Reconsiderations of Ermanno
Wolf-Ferrari and Georges Bizet involve musical forms rather than political
issues. Both composers are known for
their operas – Wolf-Ferrari mainly for his notorious The Jewels of the Madonna and lighthearted The Secret of Susanna, Bizet of course for Carmen but also for Les Pécheurs
de perles and La jolie fille de Perth. Both composers wrote a number
of operas that are rarely if ever heard: Wolf-Ferrari completed 13 in all,
Bizet nine. Neither composer is thought
of as frequently working in purely instrumental forms. But late in life, Wolf-Ferrari became focused
on instrumental music and composed some very worthy pieces, including three
wind concertinos. All get very fine
performances on a new Naxos CD; and all have a similar enough sound so that the
Wolf-Ferrari style comes through clearly.

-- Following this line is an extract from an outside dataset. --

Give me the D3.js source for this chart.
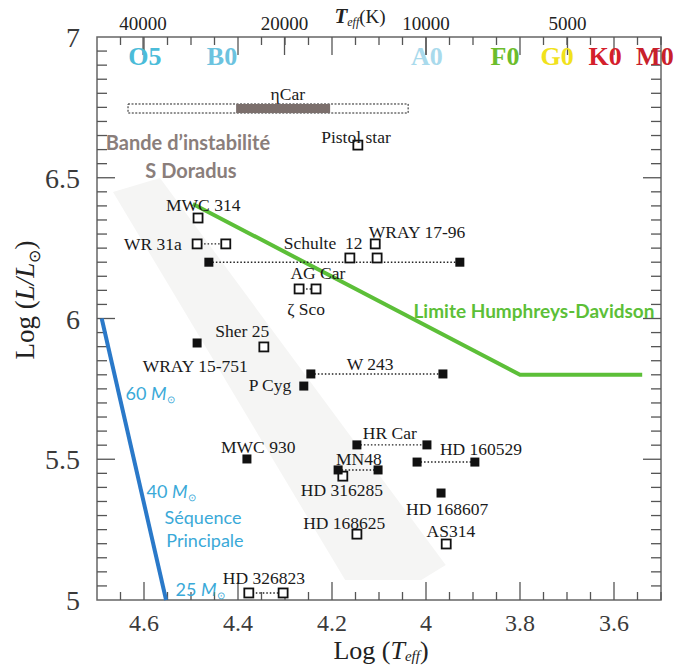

The oboe concertino, called Idillio, is in fact idyllic. It is essentially a three-movement pastoral
work, setting the soloist against an ensemble of strings and two horns; in
fact, its brief Scherzo is reminiscent of Beethoven’s Pastoral Symphony. Even the slow movement is more dreamy than
profound, somewhat melancholic but never depressive, and whatever clouds it
brings are dispelled in the bright and lively finale. The work dates to 1932; a
year later came what Wolf-Ferrari called a Suite-concertino for bassoon
and the same small orchestra, once again offering a dreamlike and lyrical
scenario throughout, withholding the comic and playful sound usually associated
with the bassoon until the finale rondo.
And then in 1947, the year before his death, Wolf-Ferrari wrote a third
concertino, this time featuring the cor anglais. This work has some intriguing structural
elements – for example, there is little dialogue between soloist and orchestra
in the first movement but a great deal of it in the second, and Wolf-Ferrari’s
operatic verismo roots show through in the third, which is marked Canzone. Somewhat more intense than the other
concertinos, the one for cor anglais nevertheless ends in a similarly upbeat
way with a humorous rondo – although this one does have some dramatic elements
as well. The three pieces, taken
together in this very well-played recording, show a side of Wolf-Ferrari that
will expand the musical horizons of listeners who know him only through opera.
Bizet’s non-operatic music, unlike Wolf-Ferrari’s, is
mainly tied into his dramatic works.
Bizet did write two symphonies, the youthful and ever-fresh Symphony in
C and a later, rather more ponderous and foursquare one called Roma. Hearing the contrast between the two as
played by the Royal Philharmonic Orchestra under Enrique Bátiz is an interesting experience: here is a
situation in which Bizet’s later work did not improve on his earlier one – the
opposite of the case with Carmen, which was his final opera and which
stands far above his others. The rest of
Bizet’s orchestral music is offered by Brilliant Classics in performances by Bátiz with Orquestra Filarmonica de México. There
are only two Bizet orchestral works, other than the symphonies, that are not
tied to the stage: the charming Jeux d’enfants, five short movements
that the composer orchestrated from a 12-piece piano suite, and the
tub-thumping Patrie Overture, written only a year before Carmen
but without any of the opera’s subtlety.
Of the remaining Bizet orchestral works, the two well-known L’Arlésienne suites are taken from music for a play; the two even-better-known Carmen
suites are of course from the opera; and then there are the prelude to Les Pécheurs de perles and a suite
from La jolie fille de Perth. That is all – music of variable quality and
varying levels of interest, not all of it compiled by Bizet (the second L’Arlésienne suite was put together by the composer’s friend, Ernest Guiraud, after
Bizet’s death). Most of the music is
tuneful, and even in the less-successful works, such as Roma, there are
attractive elements. But this collection
makes it clear that even if Wolf-Ferrari’s skills and interests went beyond
opera, Bizet’s basically did not: however you consider or reconsider him, he
was, like his contemporary Offenbach, a stage composer above all.